Recorded data
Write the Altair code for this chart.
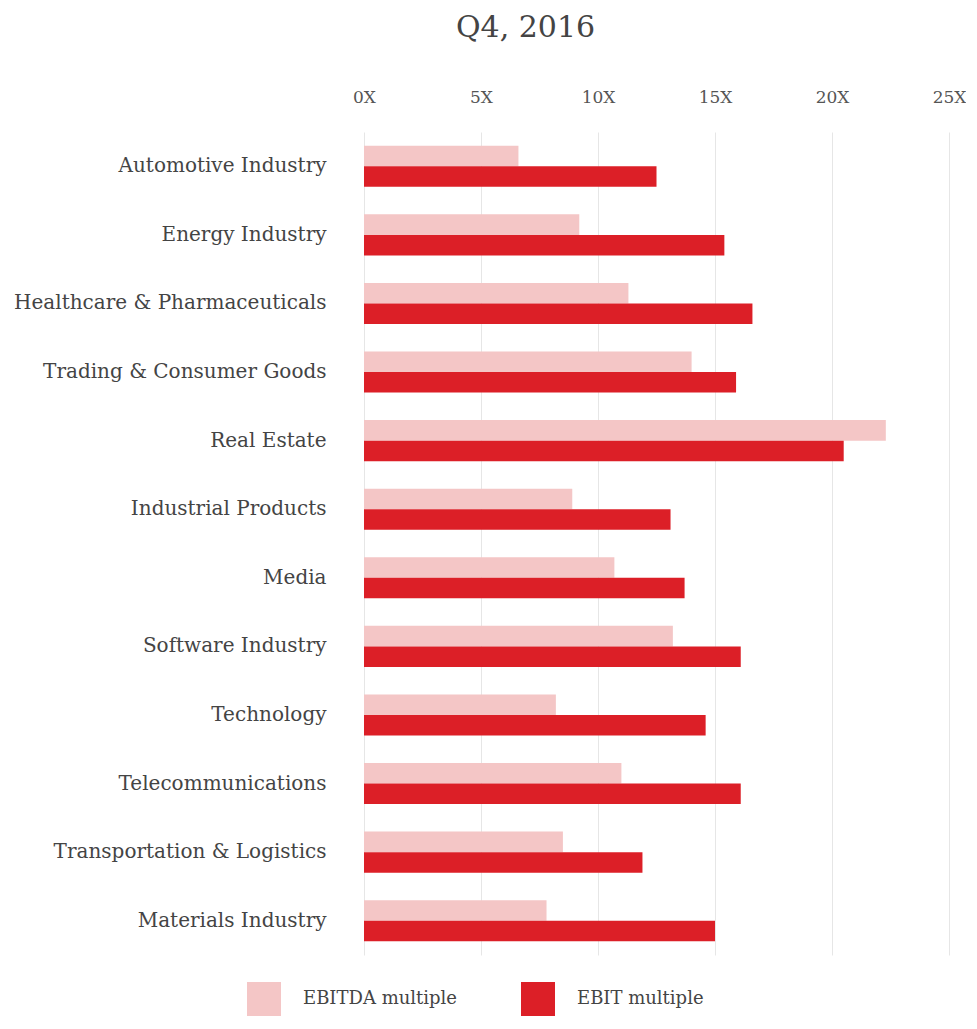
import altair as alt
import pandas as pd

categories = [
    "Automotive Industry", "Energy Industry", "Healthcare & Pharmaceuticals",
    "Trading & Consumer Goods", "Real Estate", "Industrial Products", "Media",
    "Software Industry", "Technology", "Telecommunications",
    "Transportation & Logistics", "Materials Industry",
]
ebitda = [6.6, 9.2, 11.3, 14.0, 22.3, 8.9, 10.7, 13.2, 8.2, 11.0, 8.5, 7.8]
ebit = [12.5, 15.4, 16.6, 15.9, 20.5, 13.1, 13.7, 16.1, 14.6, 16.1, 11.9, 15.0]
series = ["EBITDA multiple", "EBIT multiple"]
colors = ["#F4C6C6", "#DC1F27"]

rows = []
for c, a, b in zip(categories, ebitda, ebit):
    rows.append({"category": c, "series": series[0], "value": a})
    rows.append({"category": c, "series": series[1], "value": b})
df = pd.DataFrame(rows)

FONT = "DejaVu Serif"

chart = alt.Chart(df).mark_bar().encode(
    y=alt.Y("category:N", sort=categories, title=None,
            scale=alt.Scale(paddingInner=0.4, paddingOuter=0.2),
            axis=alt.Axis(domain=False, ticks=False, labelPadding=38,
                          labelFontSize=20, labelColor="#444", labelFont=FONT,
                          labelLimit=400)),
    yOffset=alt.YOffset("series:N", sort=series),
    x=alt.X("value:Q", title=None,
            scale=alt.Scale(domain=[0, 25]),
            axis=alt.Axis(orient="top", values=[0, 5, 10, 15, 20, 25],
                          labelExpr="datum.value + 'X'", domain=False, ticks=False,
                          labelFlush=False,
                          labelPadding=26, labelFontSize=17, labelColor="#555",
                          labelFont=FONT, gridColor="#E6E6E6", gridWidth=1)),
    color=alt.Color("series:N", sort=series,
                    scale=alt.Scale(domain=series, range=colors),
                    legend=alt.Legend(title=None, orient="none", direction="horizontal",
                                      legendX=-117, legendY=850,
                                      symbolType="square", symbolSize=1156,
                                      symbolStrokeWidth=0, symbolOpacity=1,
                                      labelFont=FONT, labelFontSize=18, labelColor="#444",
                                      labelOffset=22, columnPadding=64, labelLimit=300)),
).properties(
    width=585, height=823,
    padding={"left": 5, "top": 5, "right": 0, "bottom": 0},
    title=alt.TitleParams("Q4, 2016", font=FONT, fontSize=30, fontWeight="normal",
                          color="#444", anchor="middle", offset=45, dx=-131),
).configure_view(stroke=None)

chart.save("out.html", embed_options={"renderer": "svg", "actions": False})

Work to do
Tally the lines above that contain the word "chart", and reply with only the number.

Task answer
3